Settant’anni fa moriva Pietro Modotti, maestro dimenticato dei fotografi friulani

“Carneade, chi era costui?” si domanderanno molti lettori.
Nato a Udine nel 1869 in una famiglia contadina di porta Gemona, Pietro Saltarini Modotti fu un illustre fotografo autodidatta (alla visita di leva del 1889 risultò pizzicagnolo), raffinato interprete della realtà, abile saggista e polemista su riviste specializzate, geniale inventore di nuovi strumenti e conoscitore della lingua inglese.
Nel 1898 sposò Maria Huber a Cormons (allora dell'Impero asburgico), che gli diede quattro figli: Fanny (1899), Cora (1900), Dino (1904) e Lucio (1908). Morì a Udine nel 1950.
Dopo trent'anni di oblio, la sua talentuosa figura fu riportata alla luce da Italo Zannier in “Fotografia in Friuli 1850-1970” (Chiandetti, Reana 1979).
Il rapporto parentale con la famosa Tina, sua nipote, era stato per la prima volta rivelato, o meglio supposto, da Mildred Constantine in “Tina Modotti. A fragile life” (New York, 1975), biografia illustrata, a pagina 23, con la fotografia un un bambino, fratello di Tina, firmata P. Modotti: “Perhaps a relative who interested Tina in the camera”, scrisse la Constantine, forse un parente che iniziò Tina alla fotografia.
Noi, sulla scorta di quell'intuizione, indicammo l'archivio di Pietro come possibile fonte di immagini per far luce su “L'infanzia di Tina Modotti” (“Corriere del Friuli” ottobre 1979), ma nessuno si mosse.
L'ipotesi della studiosa americana trovò nel 1980 l'autorevole verifica di Italo Zannier, che nel terzo tomo dell'Enciclopedia monografica del Friuli Venezia Giulia (parte terza, pagina 1890) scrisse: “Pietro Modotti era zio della mitica Tina (…) che certamente aveva frequentato lo studio, assimilando forse la passione dello zio Pietro, nel cui grande atelier si incontravano molti giovani di Udine e provincia, che andavano “a bottega” a pagamento, visto che apprendevano un mestiere”: fra questi Silvio Maria Bujatti.
Nel 1992 nuove ricerche ci consentirono di conoscere l'esiguità dell'archivio personale di Pietro Modotti, ridotto a una ventina di positivi e pochi documenti conservati nello studio di Via Carducci dal fotografo Luciano De Giorgio.

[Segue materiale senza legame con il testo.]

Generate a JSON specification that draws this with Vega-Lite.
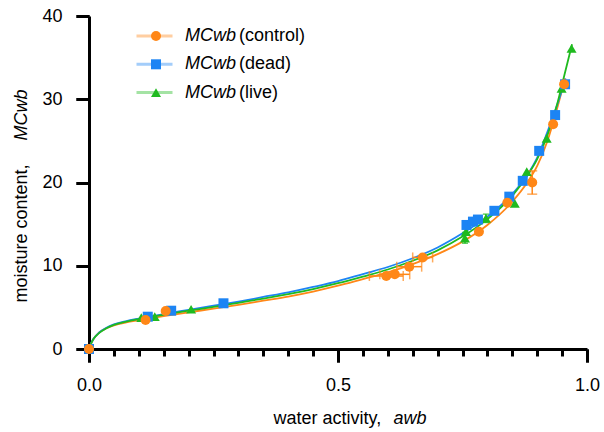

Quei materiali furono tuttavia sufficienti per documentare e illustrare una biografia in volumetto (“To analogon”, numero10, Ribis, Udine 1992) e per una mostra itinerante nel 1993 (Pordenone, Udine, Gemona, Spilimbergo) organizzata da Cinemazero, che dedicò poi a Pietro una bacheca nell'ambito della mostra “Tina Modotti. Hasta mañana” aperta a Firenze.
Quella mostra, aperta a Udine in Largo delle Grazie, rivelò il valore di Pietro Modotti anche a illustri studiosi americani: Amy Conger, Rosa Casanova e Robert D'Attilio, invitati al Convegno di studi su Tina Modotti.
Amy Conger ci invio allora copia di un delizioso ritratto di bambina firmato Pietro Modotti, premiato negli States e riprodotto su “American Photography” nel 1926.
Nei primi vent'anni del Novecento la famiglia di Tina emigrò gradualmente in California, portando con sé i ritratti eseguiti da Pietro, che oggi stanno in collezioni americane. Fra essi ce n'è uno di Tina a mezzo busto di tre quarti, collocabile nella primavera del 1913, che anticipa altri simili eseguiti a San Francisco qualche anno più tardi (“Tina Modotti. La nuova rosa”, Forum, Udine 2015, pagina 83).
Nel 2019, infine, Walter Liva poté esporre alla mostra di Lestans un positivo di Pietro Modotti che ritrae la diciassettenne Tina poco prima della partenza per l'America.
Ma il nostro fotografo, maestro di fotografi, è importante per il Friuli non per la sua parentela con Tina, che dovrebbe interessare soltanto i biografi della nipote, bensì per quanto ha fatto nell'arco di sessant'anni, dapprima nel grande studio di Via Villalta 23, poi, nel nuovo secolo, in Via Carducci 10, autodefinendosi, negli inserti pubblicitari, “operatore della scuola inglese”.
Per questo, nel settantesimo della morte, ci auguriamo che il Comune di Udine voglia onorarlo prossimamente con un'approfondita ricerca e con una mostra.